The 38-year-old former Leeds Rhinos player was diagnosed with the degenerative and life-limiting condition in 2019. The MBE is in recognition of his services to his sport but also respects how he has raised awareness of MND during the coronavirus pandemic.
He said: “It is truly humbling to be awarded an MBE and I would like to thank everyone who has made this possible.
“2020 has taught us all to appreciate the gifts we have and it is my honour and privilege to accept this award on behalf of all the MND community.
“I would like to thank my team-mates, coaches and opponents throughout my playing career. They shaped me into the man I am.
“The way the rugby league community has come together over the last 12 months to support me and my family speaks volumes about how special our sport is.

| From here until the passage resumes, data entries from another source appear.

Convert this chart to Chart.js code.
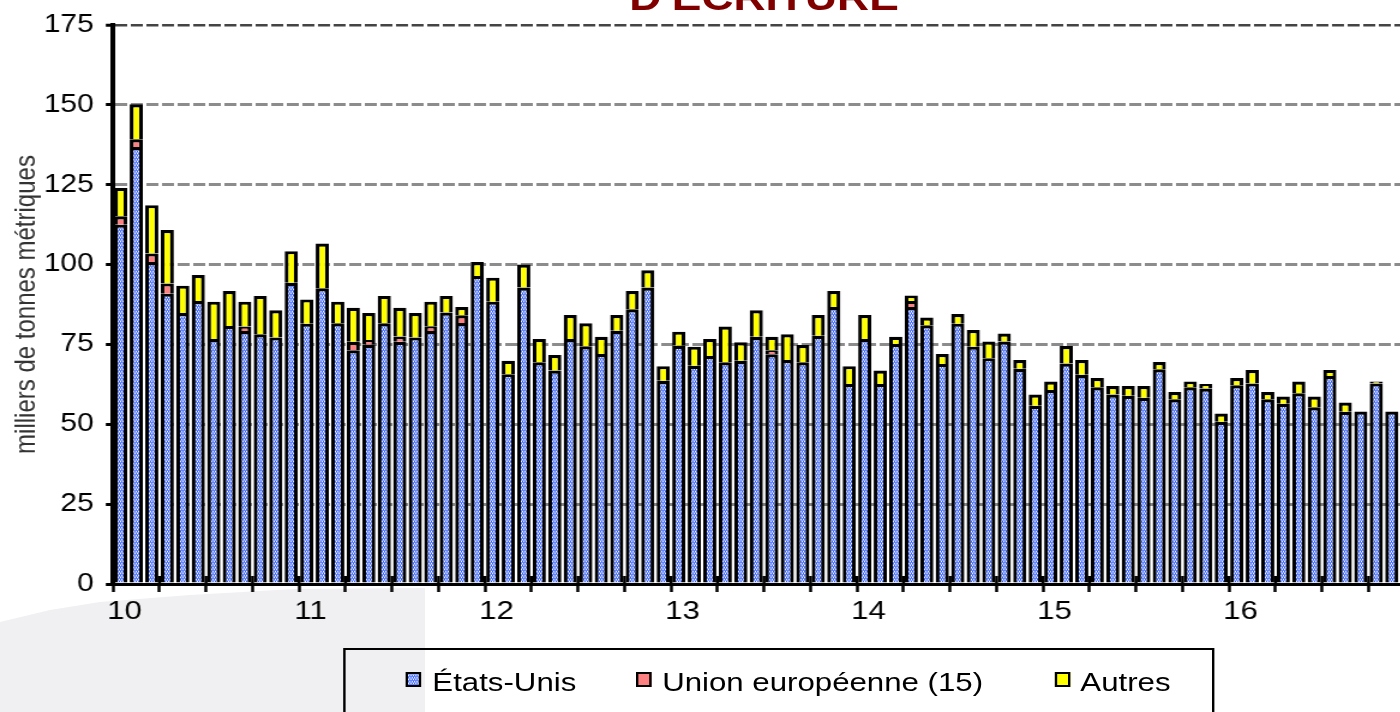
<!DOCTYPE html>
<html>
<head>
<meta charset="utf-8">
<script src="https://cdn.jsdelivr.net/npm/chart.js@4/dist/chart.umd.min.js"></script>
<style>
  html, body { margin: 0; padding: 0; background: #fff; width: 1400px; height: 712px; overflow: hidden; }
  #shade { position: absolute; left: 0; top: 0; width: 1400px; height: 712px; z-index: 0; }
  #wrap { position: absolute; left: 0; top: 0; width: 1200px; height: 712px; transform: scaleX(1.2); transform-origin: 0 0; z-index: 1; }
  #c { position: absolute; left: 0; top: 0; }
  #title { position: absolute; left: 94.17px; width: 1085px; top: -20.8px; text-align: center; font: bold 37px/37px "Liberation Sans", Arial, sans-serif; color: #800000; white-space: nowrap; }
  #legend { position: absolute; left: 285.8px; top: 648px; width: 726.7px; height: 90px; border: 2px solid #000; box-sizing: border-box; font-family: "Liberation Sans", Arial, sans-serif; }
  .sw { position: absolute; top: 22px; width: 13.3px; height: 15px; border: 2.5px solid #000; box-sizing: border-box; }
  .lt { position: absolute; top: 19px; font-size: 26px; line-height: 26px; color: #000; white-space: nowrap; }
</style>
</head>
<body>
<svg id="shade" width="1400" height="712"><polygon points="0,622 50,610 100,602 190,595 295,589 425,588 425,712 0,712" fill="#f0f0f2"/></svg>
<div id="wrap">
  <canvas id="c" width="1200" height="712"></canvas>
  <div id="title">D'ÉCRITURE</div>
  <div id="legend">
    <div class="sw" id="swUS" style="left:50px"></div><div class="lt" style="left:72.5px">États-Unis</div>
    <div class="sw" style="left:242px;background:#ff8080"></div><div class="lt" style="left:264px">Union européenne (15)</div>
    <div class="sw" style="left:591px;background:#ffff00"></div><div class="lt" style="left:612.5px">Autres</div>
  </div>
</div>
<script>
// ---- data (monthly, Jan 2010 .. Dec 2016) ----
const yearLabels = ['10', '11', '12', '13', '14', '15', '16'];
const categories = [];
for (const yy of yearLabels) for (let m = 1; m <= 12; m++) categories.push('20' + yy + '-' + (m < 10 ? '0' : '') + m);

const etatsUnis = [
  112.5, 136.8, 100.8, 90.9, 84.8, 88.6, 76.7, 80.8, 79.2, 78.2, 77.2, 94.3,
  81.5, 92.6, 81.6, 73.2, 74.9, 81.6, 75.8, 77.2, 79.2, 85.0, 81.7, 96.4,
  88.4, 65.7, 92.8, 69.4, 66.8, 76.7, 74.4, 72.0, 79.3, 86.0, 92.8, 63.6,
  74.6, 68.3, 71.4, 69.4, 69.9, 77.4, 71.9, 70.1, 69.4, 77.7, 86.7, 62.6,
  76.7, 62.6, 75.1, 86.7, 81.0, 68.9, 81.5, 74.3, 70.7, 75.9, 67.4, 55.8,
  60.7, 69.0, 65.5, 61.6, 59.3, 58.9, 58.3, 67.2, 57.8, 61.6, 61.2, 50.8,
  62.2, 62.8, 57.8, 56.4, 59.7, 55.3, 65.1, 53.9, 54.0, 62.8, 54.0, 51.0
];
const unionEuropeenne = [
  2.6, 2.4, 2.7, 3.2, 0, 0, 0, 0, 1.4, 0, 0, 0,
  0, 0, 0, 2.6, 1.5, 0, 1.7, 0, 1.5, 0, 2.4, 0,
  0, 0, 0, 0, 0, 0, 0, 0, 0, 0, 0, 0,
  0, 0, 0, 0, 0, 0, 1.3, 0, 0, 0, 0, 0,
  0, 0, 0, 1.9, 0, 0, 0, 0, 0, 0, 0, 0,
  0, 0, 0, 0, 0, 0, 0, 0, 0, 0, 0, 0,
  0, 0, 0, 0, 0, 0, 0, 0, 0, 0, 0, 0
];
const autres = [
  8.9, 11.0, 15.1, 16.7, 8.6, 8.1, 11.7, 10.9, 7.8, 12.0, 8.5, 9.9,
  7.6, 14.0, 6.8, 10.7, 8.4, 8.6, 9.0, 7.6, 7.7, 5.2, 2.6, 4.4,
  7.5, 4.2, 7.2, 7.3, 4.9, 7.5, 7.2, 5.4, 4.9, 5.7, 5.4, 4.6,
  4.4, 6.0, 5.3, 11.2, 5.8, 8.3, 4.2, 8.1, 5.4, 6.5, 5.0, 5.6,
  7.5, 4.2, 2.3, 1.7, 2.4, 3.1, 3.0, 5.2, 5.2, 2.5, 2.7, 3.5,
  2.7, 5.5, 4.6, 2.9, 2.7, 3.1, 3.7, 2.3, 2.3, 1.8, 1.4, 2.6,
  2.3, 4.2, 2.3, 2.3, 3.7, 3.4, 1.9, 2.9, 0, 0.6, 0, 0
];
const seriesNames = ['États-Unis', 'Union européenne (15)', 'Autres'];

// ---- pattern for États-Unis ----
const pc = document.createElement('canvas'); pc.width = 4; pc.height = 4;
const p = pc.getContext('2d');
const B = '#2457ff', L = '#8ea3ff', W = '#ffffff', M = '#6483ff';
const cells = [
  [L, L, L, L],
  [W, B, W, B],
  [M, M, M, M],
  [B, W, B, W]
];
cells.forEach((row, r) => row.forEach((col, c) => { p.fillStyle = col; p.fillRect(c, r, 1, 1); }));
document.getElementById('swUS').style.backgroundImage = 'url(' + pc.toDataURL() + ')';

const canvas = document.getElementById('c');
const ctx2 = canvas.getContext('2d');
const usPattern = ctx2.createPattern(pc, 'repeat');

const FONT = '"Liberation Sans", Arial, sans-serif';

const innerTicks = {
  id: 'innerTicks',
  afterDatasetsDraw(chart) {
    const { ctx, scales: { x, y } } = chart;
    const half = (x.getPixelForValue(1) - x.getPixelForValue(0)) / 2;
    ctx.save();
    ctx.strokeStyle = '#000';
    ctx.lineWidth = 2.5;
    for (let i = 3; i < categories.length; i += 3) {
      const px = x.getPixelForValue(i) - half;
      ctx.beginPath();
      ctx.moveTo(px, y.bottom - 8);
      ctx.lineTo(px, y.bottom);
      ctx.stroke();
    }
    ctx.restore();
  }
};

new Chart(canvas, {
  type: 'bar',
  data: {
    labels: categories,
    datasets: [
      { label: seriesNames[0], data: etatsUnis, backgroundColor: usPattern },
      { label: seriesNames[1], data: unionEuropeenne, backgroundColor: '#ff8080' },
      { label: seriesNames[2], data: autres, backgroundColor: '#ffff00' }
    ]
  },
  options: {
    responsive: false,
    animation: false,
    devicePixelRatio: 1,
    layout: { padding: { left: 0, right: 20.83, top: 23, bottom: 0 } },
    datasets: {
      bar: { barPercentage: 0.85, categoryPercentage: 1.0, borderColor: '#000', borderWidth: 3.2 }
    },
    plugins: { legend: { display: false }, tooltip: { enabled: false }, title: { display: false } },
    scales: {
      x: {
        stacked: true,
        offset: true,
        ticks: {
          autoSkip: false, maxRotation: 0, minRotation: 0,
          font: { family: FONT, size: 26 }, color: '#000', padding: 4, labelOffset: 3,
          callback: (v, i) => (i % 12 === 0 ? yearLabels[i / 12] : '')
        },
        grid: {
          offset: true, drawOnChartArea: false, tickLength: 8, tickWidth: 2.5,
          tickColor: c => (c.index % 3 === 0 ? '#000' : 'rgba(0,0,0,0)')
        },
        border: { color: '#000', width: 3 },
        afterFit: s => { s.height = 128; }
      },
      y: {
        stacked: true, min: 0, max: 175,
        ticks: { stepSize: 25, font: { family: FONT, size: 25 }, color: '#000', padding: 10 },
        grid: {
          color: c => (c.tick.value === 175 ? '#444' : (c.tick.value === 0 ? 'rgba(0,0,0,0)' : '#8c8c8c')),
          lineWidth: c => (c.tick.value === 175 ? 2.5 : 3),
          tickColor: '#000', tickLength: 6, tickWidth: 3
        },
        border: { color: '#000', width: 4, dash: [10, 3] },
        title: {
          display: true, text: 'milliers de tonnes métriques',
          font: { family: FONT, size: 24 }, color: '#333', padding: { top: 8, bottom: 0 }
        },
        afterFit: s => { s.width = 94.17; }
      }
    }
  },
  plugins: [innerTicks]
});
</script>
</body>
</html>
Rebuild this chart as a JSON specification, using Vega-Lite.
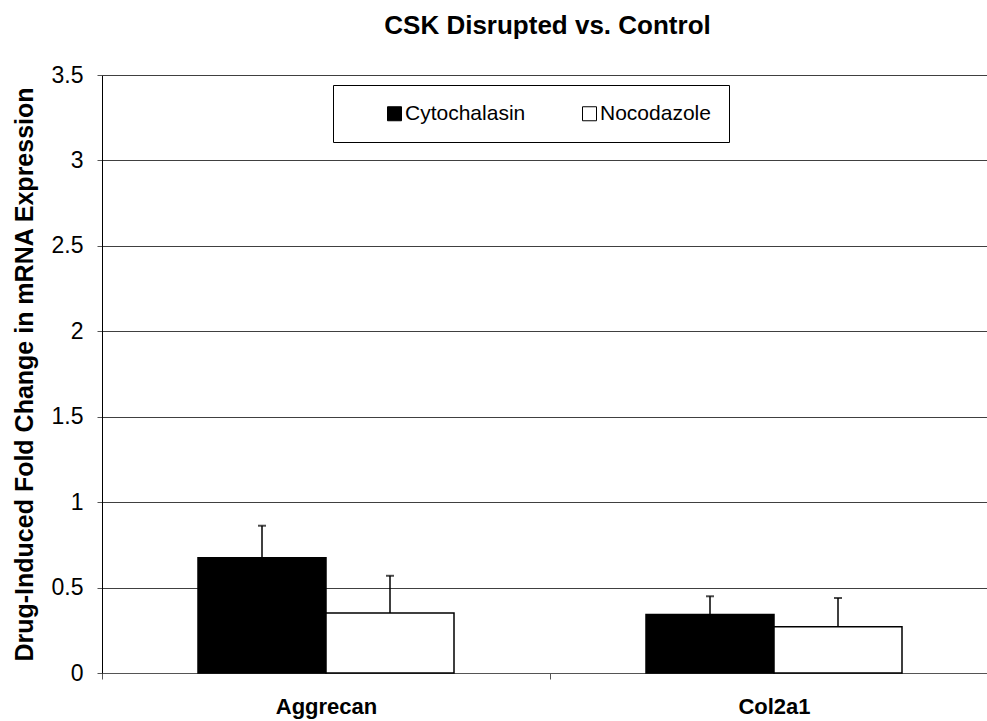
{
  "$schema": "https://vega.github.io/schema/vega-lite/v6.json",
  "width": 885,
  "height": 598,
  "autosize": "none",
  "padding": {"left": 102, "top": 75, "right": 0, "bottom": 48},
  "background": "white",
  "config": {
    "font": "Liberation Sans",
    "view": {"stroke": null}
  },
  "title": {
    "text": "CSK Disrupted vs. Control",
    "fontSize": 26,
    "fontWeight": "bold",
    "color": "black",
    "offset": 25,
    "dx": 3,
    "anchor": "middle"
  },
  "data": {
    "values": [
      {"gene": "Aggrecan", "drug": "Cytochalasin", "value": 0.675, "upper": 0.862},
      {"gene": "Aggrecan", "drug": "Nocodazole", "value": 0.351, "upper": 0.569},
      {"gene": "Col2a1", "drug": "Cytochalasin", "value": 0.343, "upper": 0.449},
      {"gene": "Col2a1", "drug": "Nocodazole", "value": 0.271, "upper": 0.439}
    ]
  },
  "encoding": {
    "x": {
      "field": "gene",
      "type": "nominal",
      "sort": ["Aggrecan", "Col2a1"],
      "scale": {"range": [0, 896], "paddingInner": 0, "paddingOuter": 0},
      "axis": {
        "title": null,
        "labelFontSize": 22,
        "labelFontWeight": "bold",
        "labelColor": "black",
        "labelAngle": 0,
        "labelBaseline": "alphabetic",
        "labelPadding": 34,
        "tickBand": "extent",
        "tickSize": 6,
        "tickColor": "#555",
        "domainColor": "#555",
        "grid": false
      }
    },
    "xOffset": {
      "field": "drug",
      "type": "nominal",
      "sort": ["Cytochalasin", "Nocodazole"],
      "scale": {"paddingOuter": 0.75, "paddingInner": 0}
    }
  },
  "layer": [
    {
      "mark": {"type": "bar", "stroke": "black", "strokeWidth": 1.5},
      "encoding": {
        "y": {
          "field": "value",
          "type": "quantitative",
          "scale": {"domain": [0, 3.5]},
          "axis": {
            "title": "Drug-Induced Fold Change in mRNA Expression",
            "titleFontSize": 25,
            "titleFontWeight": "bold",
            "titleColor": "black",
            "titlePadding": 14,
            "values": [0, 0.5, 1, 1.5, 2, 2.5, 3, 3.5],
            "format": "~g",
            "labelFontSize": 23,
            "labelColor": "black",
            "labelPadding": 14,
            "tickSize": 5,
            "tickColor": "#555",
            "domainColor": "black",
            "grid": true,
            "gridColor": "#404040"
          }
        },
        "fill": {
          "field": "drug",
          "type": "nominal",
          "scale": {"domain": ["Cytochalasin", "Nocodazole"], "range": ["black", "white"]},
          "legend": {
            "orient": "none",
            "legendX": 231,
            "legendY": 10,
            "direction": "horizontal",
            "title": " ",
            "titleOrient": "left",
            "titlePadding": 33,
            "strokeColor": "black",
            "fillColor": "white",
            "padding": 18,
            "symbolType": "square",
            "symbolSize": 196,
            "symbolStrokeColor": "black",
            "symbolStrokeWidth": 1,
            "labelFontSize": 21,
            "labelColor": "black",
            "labelOffset": 0,
            "columnPadding": 53
          }
        }
      }
    },
    {
      "mark": {"type": "rule", "color": "black", "strokeWidth": 1.5},
      "encoding": {
        "y": {"field": "value", "type": "quantitative"},
        "y2": {"field": "upper"}
      }
    },
    {
      "mark": {"type": "tick", "color": "black", "size": 8, "thickness": 2},
      "encoding": {
        "y": {"field": "upper", "type": "quantitative"}
      }
    }
  ]
}
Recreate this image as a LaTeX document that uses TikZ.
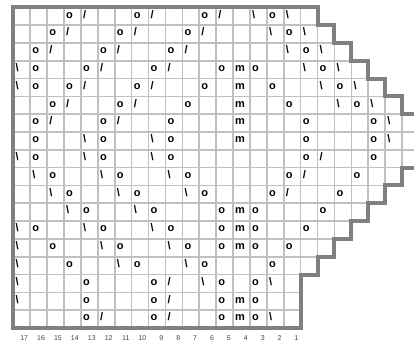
\documentclass[tikz,border=0pt]{standalone}
\usepackage{fontspec}
\setmainfont{Liberation Sans}
\definecolor{gridgray}{HTML}{C0C0C0}
\definecolor{bordergray}{HTML}{808080}
\definecolor{labgray}{HTML}{444444}
\begin{document}
\begin{tikzpicture}[x=1pt,y=-1pt,
  gridline/.style={draw=gridgray,line width=1.6pt},
  chartborder/.style={draw=bordergray,line width=4pt,line join=miter},
  sym/.style={anchor=base west,inner sep=0pt,font=\bfseries\fontsize{11}{11}\selectfont},
  lab/.style={anchor=base east,inner sep=0pt,text=labgray,font=\fontsize{7}{7}\selectfont}]
\useasboundingbox (0,0) rectangle (414,344);
\clip (0,0) rectangle (414,344);
\fill[white] (0,0) rectangle (414,344);
% grid cells
\foreach \w [count=\r] in {18,19,20,21,22,23,24,24,24,23,22,21,20,19,18,17,17,17}{
  \foreach \c in {1,...,\w}{
    \draw[gridline] ({13.3+16.9*(\c-1)},{7.5+17.8*(\r-1)}) rectangle ({13.3+16.9*\c},{7.5+17.8*\r});
  }
}
% outline
\draw[chartborder] (13.3,327.9) -- (13.3,7.5) -- (317.5,7.5) -- (317.5,25.3) -- (334.4,25.3) -- (334.4,43.1) -- (351.3,43.1) -- (351.3,60.9) -- (368.2,60.9) -- (368.2,78.7) -- (385.1,78.7) -- (385.1,96.5) -- (402,96.5) -- (402,114.3) -- (418.9,114.3) -- (418.9,167.7) -- (402,167.7) -- (402,185.5) -- (385.1,185.5) -- (385.1,203.3) -- (368.2,203.3) -- (368.2,221.1) -- (351.3,221.1) -- (351.3,238.9) -- (334.4,238.9) -- (334.4,256.7) -- (317.5,256.7) -- (317.5,274.5) -- (300.6,274.5) -- (300.6,327.9) -- cycle;
% yarn overs
\foreach \r/\c in {1/4,1/8,1/12,1/16,
  2/3,2/7,2/11,2/17,
  3/2,3/6,3/10,3/18,
  4/2,4/5,4/9,4/13,4/15,4/19,
  5/2,5/4,5/8,5/12,5/16,5/20,
  6/3,6/7,6/11,6/17,6/21,
  7/2,7/6,7/10,7/18,7/22,
  8/2,8/6,8/10,8/18,8/22,
  9/2,9/6,9/10,9/18,9/22,
  10/3,10/7,10/11,10/17,10/21,
  11/4,11/8,11/12,11/16,11/20,
  12/5,12/9,12/13,12/15,12/19,
  13/2,13/6,13/10,13/13,13/15,13/18,
  14/3,14/7,14/11,14/13,14/15,14/17,
  15/4,15/8,15/12,15/16,
  16/5,16/9,16/13,16/15,
  17/5,17/9,17/13,17/15,
  18/5,18/9,18/13,18/15}{
  \node[sym] (o-\r-\c) at ({13.3+16.9*(\c-1)+2},{7.5+17.8*(\r-0.5)+1.8}) {o};
}
% m
\foreach \r in {4,5,6,7,8,12,13,14,17,18}{
  \node[sym] (m-\r) at ({13.3+16.9*13+2},{7.5+17.8*(\r-0.5)+1.8}) {m};
}
% slashes
\foreach \r/\c in {1/5,1/9,1/13,2/4,2/8,2/12,3/3,3/7,3/11,4/6,4/10,5/5,5/9,6/4,6/8,7/3,7/7,
  9/19,10/18,11/17,16/10,17/10,18/6,18/10}{
  \node[sym] (s-\r-\c) at ({13.3+16.9*(\c-1)+2},{7.5+17.8*(\r-0.5)+1.8}) {/};
}
% backslashes
\foreach \r/\c in {1/15,1/17,2/16,2/18,3/17,3/19,4/1,4/18,4/20,5/1,5/19,5/21,6/20,6/22,
  7/23,8/5,8/9,8/23,9/1,9/5,9/9,10/2,10/6,10/10,11/3,11/7,11/11,12/4,12/8,
  13/1,13/5,13/9,14/1,14/6,14/10,15/1,15/7,15/11,16/1,16/12,16/16,17/1,18/16}{
  \node[sym] (b-\r-\c) at ({13.3+16.9*(\c-1)+2},{7.5+17.8*(\r-0.5)+1.8}) {\textbackslash};
}
% column numbers
\foreach \k in {1,...,17}{
  \node[lab] (n-\k) at ({13.3+16.9*(17-\k+0.5)+6.5},340.7) {\k};
}
\end{tikzpicture}
\end{document}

“Finally, I would like to thank my family. I know they have always been proud of me. This MBE is for them and I am looking forward to making another special memory when I am able to receive the award.”
The disease has already robbed Burrow of the ability to speak without a machine and forced him into a wheelchair, but he continues to work in support of the cause and Sinfield could not be prouder of what his friend has achieved.
The Leeds director of rugby said: “I’m absolutely delighted for him, for (his wife) Lindsey, for the kids, for his mum and dad too.
“His playing career speaks for itself, he was just a wonderful player and an absolute champion, but then off the field he’s been a true friend and a great team-mate and I think what he has done in the last 12 months in fighting like he has and inspiring like he has, he absolutely deserves (the honour).
“He’s done a wonderful job, and I think any chance you get where you can provide some hope to other people and support is brilliant and he just keeps doing that every single minute.”
Burrow’s height – just five feet four inches – did not prove any obstacle to success in the most physical of sports, and he enjoyed a glittering playing career which ended in 2017.
The number of marathons Sinfield tackled was in recognition of Burrow’s shirt number – he was known as the ‘Magnificent 7’.
Burrow won eight Super League titles, two Challenge Cups, three World Club Challenge trophies and three League Leaders Shields.
Chris James, the director of external affairs at the MND Association, said: “In the year since his diagnosis with MND, Rob’s commitment to rugby league has been mirrored by his commitment to raising awareness of this brutal disease.
“He has inspired so many people by sharing his own journey, just as he did on the pitch. The awareness, funds and support that have been raised as a result will continue to resonate through the MND community and the work that the MND Association does.”